--- BEGIN ---

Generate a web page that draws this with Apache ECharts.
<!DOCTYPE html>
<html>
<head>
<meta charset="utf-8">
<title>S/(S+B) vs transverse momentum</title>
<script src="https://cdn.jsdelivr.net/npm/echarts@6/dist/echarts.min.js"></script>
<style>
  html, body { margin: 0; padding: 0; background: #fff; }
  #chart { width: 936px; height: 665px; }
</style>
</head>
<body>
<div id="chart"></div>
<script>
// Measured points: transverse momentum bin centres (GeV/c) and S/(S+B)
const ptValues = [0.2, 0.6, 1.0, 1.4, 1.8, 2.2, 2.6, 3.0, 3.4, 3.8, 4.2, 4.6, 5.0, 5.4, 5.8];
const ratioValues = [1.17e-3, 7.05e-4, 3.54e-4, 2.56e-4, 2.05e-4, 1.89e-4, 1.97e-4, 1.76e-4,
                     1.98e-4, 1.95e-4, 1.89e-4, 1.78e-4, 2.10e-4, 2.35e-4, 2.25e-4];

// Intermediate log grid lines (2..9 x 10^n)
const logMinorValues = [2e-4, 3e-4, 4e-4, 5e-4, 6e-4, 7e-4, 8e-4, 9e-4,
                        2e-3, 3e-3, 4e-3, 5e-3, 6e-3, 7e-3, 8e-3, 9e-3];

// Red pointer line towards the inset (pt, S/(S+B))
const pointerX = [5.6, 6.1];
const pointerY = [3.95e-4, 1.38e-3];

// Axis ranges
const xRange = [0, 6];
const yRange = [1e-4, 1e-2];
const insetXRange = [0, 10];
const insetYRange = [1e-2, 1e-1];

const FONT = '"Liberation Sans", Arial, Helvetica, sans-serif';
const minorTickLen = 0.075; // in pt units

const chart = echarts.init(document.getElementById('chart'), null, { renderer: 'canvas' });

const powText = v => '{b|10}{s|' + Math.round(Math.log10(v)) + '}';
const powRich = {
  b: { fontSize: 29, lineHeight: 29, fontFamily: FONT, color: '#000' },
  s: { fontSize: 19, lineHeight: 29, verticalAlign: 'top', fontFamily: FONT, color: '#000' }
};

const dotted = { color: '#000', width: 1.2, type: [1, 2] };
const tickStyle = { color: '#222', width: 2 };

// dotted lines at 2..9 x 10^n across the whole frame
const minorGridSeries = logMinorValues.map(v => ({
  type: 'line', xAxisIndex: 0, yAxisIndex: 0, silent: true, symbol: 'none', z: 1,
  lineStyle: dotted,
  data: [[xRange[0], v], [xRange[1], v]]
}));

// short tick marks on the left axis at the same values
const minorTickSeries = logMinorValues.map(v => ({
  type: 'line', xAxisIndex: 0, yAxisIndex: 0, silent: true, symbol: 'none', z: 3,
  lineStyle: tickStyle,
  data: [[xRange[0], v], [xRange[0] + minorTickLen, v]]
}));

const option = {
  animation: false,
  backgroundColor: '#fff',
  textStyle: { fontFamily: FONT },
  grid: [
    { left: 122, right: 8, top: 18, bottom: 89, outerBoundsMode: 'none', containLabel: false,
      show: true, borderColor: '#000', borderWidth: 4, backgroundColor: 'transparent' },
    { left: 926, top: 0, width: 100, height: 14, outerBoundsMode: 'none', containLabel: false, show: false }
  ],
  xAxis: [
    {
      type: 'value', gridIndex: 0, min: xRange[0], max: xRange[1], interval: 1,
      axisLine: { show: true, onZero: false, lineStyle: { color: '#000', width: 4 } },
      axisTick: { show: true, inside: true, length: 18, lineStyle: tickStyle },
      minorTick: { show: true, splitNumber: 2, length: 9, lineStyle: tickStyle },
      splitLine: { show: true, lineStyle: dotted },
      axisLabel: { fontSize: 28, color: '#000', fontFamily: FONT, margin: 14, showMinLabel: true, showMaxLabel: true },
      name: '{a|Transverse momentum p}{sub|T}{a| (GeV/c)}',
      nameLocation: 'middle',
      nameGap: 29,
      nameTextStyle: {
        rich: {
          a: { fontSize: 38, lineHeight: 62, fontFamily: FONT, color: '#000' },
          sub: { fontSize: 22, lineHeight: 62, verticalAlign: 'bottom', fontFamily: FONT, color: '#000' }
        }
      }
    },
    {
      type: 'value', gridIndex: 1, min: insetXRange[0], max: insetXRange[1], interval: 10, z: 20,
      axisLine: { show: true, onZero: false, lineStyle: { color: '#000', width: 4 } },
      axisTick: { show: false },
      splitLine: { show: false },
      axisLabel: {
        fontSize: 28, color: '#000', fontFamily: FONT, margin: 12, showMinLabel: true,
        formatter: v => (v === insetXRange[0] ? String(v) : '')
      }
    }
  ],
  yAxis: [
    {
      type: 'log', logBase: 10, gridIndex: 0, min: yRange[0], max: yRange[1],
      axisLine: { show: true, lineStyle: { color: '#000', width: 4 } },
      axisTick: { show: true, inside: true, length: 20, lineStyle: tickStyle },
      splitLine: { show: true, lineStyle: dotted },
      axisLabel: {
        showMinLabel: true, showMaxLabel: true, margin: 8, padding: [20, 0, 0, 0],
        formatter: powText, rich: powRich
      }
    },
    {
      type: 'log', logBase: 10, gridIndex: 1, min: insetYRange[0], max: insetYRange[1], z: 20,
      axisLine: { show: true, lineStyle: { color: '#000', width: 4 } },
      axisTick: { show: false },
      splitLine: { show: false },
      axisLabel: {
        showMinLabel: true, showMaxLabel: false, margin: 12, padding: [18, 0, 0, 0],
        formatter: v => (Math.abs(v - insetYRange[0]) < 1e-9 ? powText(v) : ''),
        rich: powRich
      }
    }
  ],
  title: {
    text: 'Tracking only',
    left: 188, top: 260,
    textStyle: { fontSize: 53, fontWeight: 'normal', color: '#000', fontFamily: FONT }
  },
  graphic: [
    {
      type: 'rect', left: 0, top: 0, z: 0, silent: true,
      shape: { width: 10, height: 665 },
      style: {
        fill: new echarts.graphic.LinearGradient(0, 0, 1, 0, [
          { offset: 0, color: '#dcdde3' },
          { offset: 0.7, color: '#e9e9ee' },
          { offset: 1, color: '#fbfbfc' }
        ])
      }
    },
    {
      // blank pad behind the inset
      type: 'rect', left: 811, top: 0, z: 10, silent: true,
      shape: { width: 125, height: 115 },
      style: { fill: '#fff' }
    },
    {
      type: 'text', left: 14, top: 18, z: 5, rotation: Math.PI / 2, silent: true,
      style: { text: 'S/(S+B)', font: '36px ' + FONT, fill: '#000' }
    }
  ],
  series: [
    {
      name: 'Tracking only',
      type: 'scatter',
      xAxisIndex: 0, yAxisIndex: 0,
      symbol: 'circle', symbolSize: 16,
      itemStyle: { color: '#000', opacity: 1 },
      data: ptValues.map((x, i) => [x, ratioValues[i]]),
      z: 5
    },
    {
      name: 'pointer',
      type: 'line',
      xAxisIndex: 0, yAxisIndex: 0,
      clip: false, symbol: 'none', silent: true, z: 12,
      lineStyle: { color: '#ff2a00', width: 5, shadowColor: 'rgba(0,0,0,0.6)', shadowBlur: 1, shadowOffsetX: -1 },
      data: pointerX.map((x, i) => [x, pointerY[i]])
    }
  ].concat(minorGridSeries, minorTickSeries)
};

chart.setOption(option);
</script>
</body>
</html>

--- END ---
--- BEGIN ---

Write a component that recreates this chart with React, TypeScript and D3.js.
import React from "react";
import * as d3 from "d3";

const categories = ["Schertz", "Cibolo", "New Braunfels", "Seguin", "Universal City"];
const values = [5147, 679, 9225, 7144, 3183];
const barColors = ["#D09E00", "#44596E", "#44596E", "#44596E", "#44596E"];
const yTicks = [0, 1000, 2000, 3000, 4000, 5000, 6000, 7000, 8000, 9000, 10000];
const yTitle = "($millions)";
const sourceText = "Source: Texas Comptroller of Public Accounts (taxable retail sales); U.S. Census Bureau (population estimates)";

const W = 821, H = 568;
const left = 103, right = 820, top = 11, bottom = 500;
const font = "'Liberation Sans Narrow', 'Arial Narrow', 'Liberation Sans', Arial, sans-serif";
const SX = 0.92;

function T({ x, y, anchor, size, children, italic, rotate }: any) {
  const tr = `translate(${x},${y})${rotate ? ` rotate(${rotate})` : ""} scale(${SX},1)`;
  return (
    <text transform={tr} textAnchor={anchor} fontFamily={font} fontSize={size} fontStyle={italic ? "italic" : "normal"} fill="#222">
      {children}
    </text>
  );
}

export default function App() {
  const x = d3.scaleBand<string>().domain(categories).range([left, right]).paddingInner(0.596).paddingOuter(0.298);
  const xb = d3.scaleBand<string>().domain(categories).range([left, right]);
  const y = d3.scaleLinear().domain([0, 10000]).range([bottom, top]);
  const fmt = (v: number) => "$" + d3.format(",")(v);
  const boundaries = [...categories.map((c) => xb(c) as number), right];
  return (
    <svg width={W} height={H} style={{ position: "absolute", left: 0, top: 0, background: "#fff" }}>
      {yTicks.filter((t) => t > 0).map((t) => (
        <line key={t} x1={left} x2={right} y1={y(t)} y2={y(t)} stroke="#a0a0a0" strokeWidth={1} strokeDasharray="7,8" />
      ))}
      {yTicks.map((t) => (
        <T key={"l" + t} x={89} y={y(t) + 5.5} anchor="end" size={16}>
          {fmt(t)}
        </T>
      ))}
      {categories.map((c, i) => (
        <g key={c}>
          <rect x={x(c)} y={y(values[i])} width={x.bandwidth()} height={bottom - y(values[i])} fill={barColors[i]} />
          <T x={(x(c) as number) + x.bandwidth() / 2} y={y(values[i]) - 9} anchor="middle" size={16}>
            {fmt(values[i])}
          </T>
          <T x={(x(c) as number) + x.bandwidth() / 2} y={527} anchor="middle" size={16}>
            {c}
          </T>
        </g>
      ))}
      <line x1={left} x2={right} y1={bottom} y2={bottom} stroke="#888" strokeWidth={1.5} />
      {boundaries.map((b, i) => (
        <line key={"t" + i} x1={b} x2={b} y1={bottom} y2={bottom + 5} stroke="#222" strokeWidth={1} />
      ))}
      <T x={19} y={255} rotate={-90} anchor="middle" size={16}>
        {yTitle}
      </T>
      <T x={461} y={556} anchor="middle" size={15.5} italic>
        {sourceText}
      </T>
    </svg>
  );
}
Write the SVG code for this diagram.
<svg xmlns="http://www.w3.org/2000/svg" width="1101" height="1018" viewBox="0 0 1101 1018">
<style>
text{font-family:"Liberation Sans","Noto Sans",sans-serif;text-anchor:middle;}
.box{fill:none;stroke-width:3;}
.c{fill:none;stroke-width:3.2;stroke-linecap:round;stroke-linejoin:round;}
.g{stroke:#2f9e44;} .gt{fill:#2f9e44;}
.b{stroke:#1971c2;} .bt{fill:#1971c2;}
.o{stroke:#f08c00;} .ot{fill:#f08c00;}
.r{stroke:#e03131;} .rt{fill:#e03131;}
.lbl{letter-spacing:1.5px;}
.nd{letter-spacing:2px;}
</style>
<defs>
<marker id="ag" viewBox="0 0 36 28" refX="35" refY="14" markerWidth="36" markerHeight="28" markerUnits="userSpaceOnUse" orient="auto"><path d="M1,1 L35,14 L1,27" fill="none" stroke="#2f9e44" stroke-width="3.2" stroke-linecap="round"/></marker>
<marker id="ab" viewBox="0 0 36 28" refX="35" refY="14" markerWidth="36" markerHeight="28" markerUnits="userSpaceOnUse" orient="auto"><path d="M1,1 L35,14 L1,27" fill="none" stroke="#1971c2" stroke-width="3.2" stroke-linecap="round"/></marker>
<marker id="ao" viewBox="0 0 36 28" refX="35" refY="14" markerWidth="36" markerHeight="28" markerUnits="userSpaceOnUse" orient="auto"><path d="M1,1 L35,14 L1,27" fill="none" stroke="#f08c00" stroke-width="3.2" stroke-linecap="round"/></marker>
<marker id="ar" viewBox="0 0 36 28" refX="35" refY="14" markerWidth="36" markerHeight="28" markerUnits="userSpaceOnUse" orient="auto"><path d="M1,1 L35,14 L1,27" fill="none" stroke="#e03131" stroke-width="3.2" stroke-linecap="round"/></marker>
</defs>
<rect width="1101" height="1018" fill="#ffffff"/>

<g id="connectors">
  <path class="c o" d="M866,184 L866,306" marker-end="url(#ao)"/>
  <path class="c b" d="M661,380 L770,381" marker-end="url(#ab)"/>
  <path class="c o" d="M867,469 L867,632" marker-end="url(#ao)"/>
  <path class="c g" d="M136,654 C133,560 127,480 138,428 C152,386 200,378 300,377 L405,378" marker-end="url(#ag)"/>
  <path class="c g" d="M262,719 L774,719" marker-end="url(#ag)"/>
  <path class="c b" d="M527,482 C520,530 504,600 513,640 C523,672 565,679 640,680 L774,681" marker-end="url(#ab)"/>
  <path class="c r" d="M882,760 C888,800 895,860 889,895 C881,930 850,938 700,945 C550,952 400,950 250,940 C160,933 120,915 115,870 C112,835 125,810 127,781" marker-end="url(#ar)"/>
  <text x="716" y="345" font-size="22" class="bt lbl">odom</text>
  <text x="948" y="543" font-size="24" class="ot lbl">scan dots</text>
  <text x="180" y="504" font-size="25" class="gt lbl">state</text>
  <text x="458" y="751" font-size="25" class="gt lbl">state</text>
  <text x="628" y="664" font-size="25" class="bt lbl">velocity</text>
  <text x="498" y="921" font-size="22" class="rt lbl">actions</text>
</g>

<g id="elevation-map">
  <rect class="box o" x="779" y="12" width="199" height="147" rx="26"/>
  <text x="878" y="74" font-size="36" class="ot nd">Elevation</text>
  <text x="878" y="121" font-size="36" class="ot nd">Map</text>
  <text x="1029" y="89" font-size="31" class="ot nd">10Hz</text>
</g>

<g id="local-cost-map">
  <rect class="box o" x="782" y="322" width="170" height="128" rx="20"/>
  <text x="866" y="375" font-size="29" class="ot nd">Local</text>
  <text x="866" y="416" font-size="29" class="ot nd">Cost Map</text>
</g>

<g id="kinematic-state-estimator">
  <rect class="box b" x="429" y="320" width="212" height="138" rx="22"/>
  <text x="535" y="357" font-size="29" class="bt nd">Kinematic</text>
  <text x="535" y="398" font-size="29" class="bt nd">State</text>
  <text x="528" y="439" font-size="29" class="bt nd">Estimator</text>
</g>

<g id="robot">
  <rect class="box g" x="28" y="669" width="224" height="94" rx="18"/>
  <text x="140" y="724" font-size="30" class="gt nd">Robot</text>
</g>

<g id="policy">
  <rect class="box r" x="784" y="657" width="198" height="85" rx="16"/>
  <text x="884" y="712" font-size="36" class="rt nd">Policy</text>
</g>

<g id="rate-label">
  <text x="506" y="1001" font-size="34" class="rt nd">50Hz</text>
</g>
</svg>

--- END ---

# Exercise prompt:
Retype verbatim the lines that run from the line containing "Generate a web" to the line containing "2e-3, 3e-3, 4e-3, 5e-3, 6e-3, 7e-3, 8e-3, 9e-3];", both inclusive, and no others.

# Exercise output:
Generate a web page that draws this with Apache ECharts.
<!DOCTYPE html>
<html>
<head>
<meta charset="utf-8">
<title>S/(S+B) vs transverse momentum</title>
<script src="https://cdn.jsdelivr.net/npm/echarts@6/dist/echarts.min.js"></script>
<style>
  html, body { margin: 0; padding: 0; background: #fff; }
  #chart { width: 936px; height: 665px; }
</style>
</head>
<body>
<div id="chart"></div>
<script>
// Measured points: transverse momentum bin centres (GeV/c) and S/(S+B)
const ptValues = [0.2, 0.6, 1.0, 1.4, 1.8, 2.2, 2.6, 3.0, 3.4, 3.8, 4.2, 4.6, 5.0, 5.4, 5.8];
const ratioValues = [1.17e-3, 7.05e-4, 3.54e-4, 2.56e-4, 2.05e-4, 1.89e-4, 1.97e-4, 1.76e-4,
                     1.98e-4, 1.95e-4, 1.89e-4, 1.78e-4, 2.10e-4, 2.35e-4, 2.25e-4];

// Intermediate log grid lines (2..9 x 10^n)
const logMinorValues = [2e-4, 3e-4, 4e-4, 5e-4, 6e-4, 7e-4, 8e-4, 9e-4,
                        2e-3, 3e-3, 4e-3, 5e-3, 6e-3, 7e-3, 8e-3, 9e-3];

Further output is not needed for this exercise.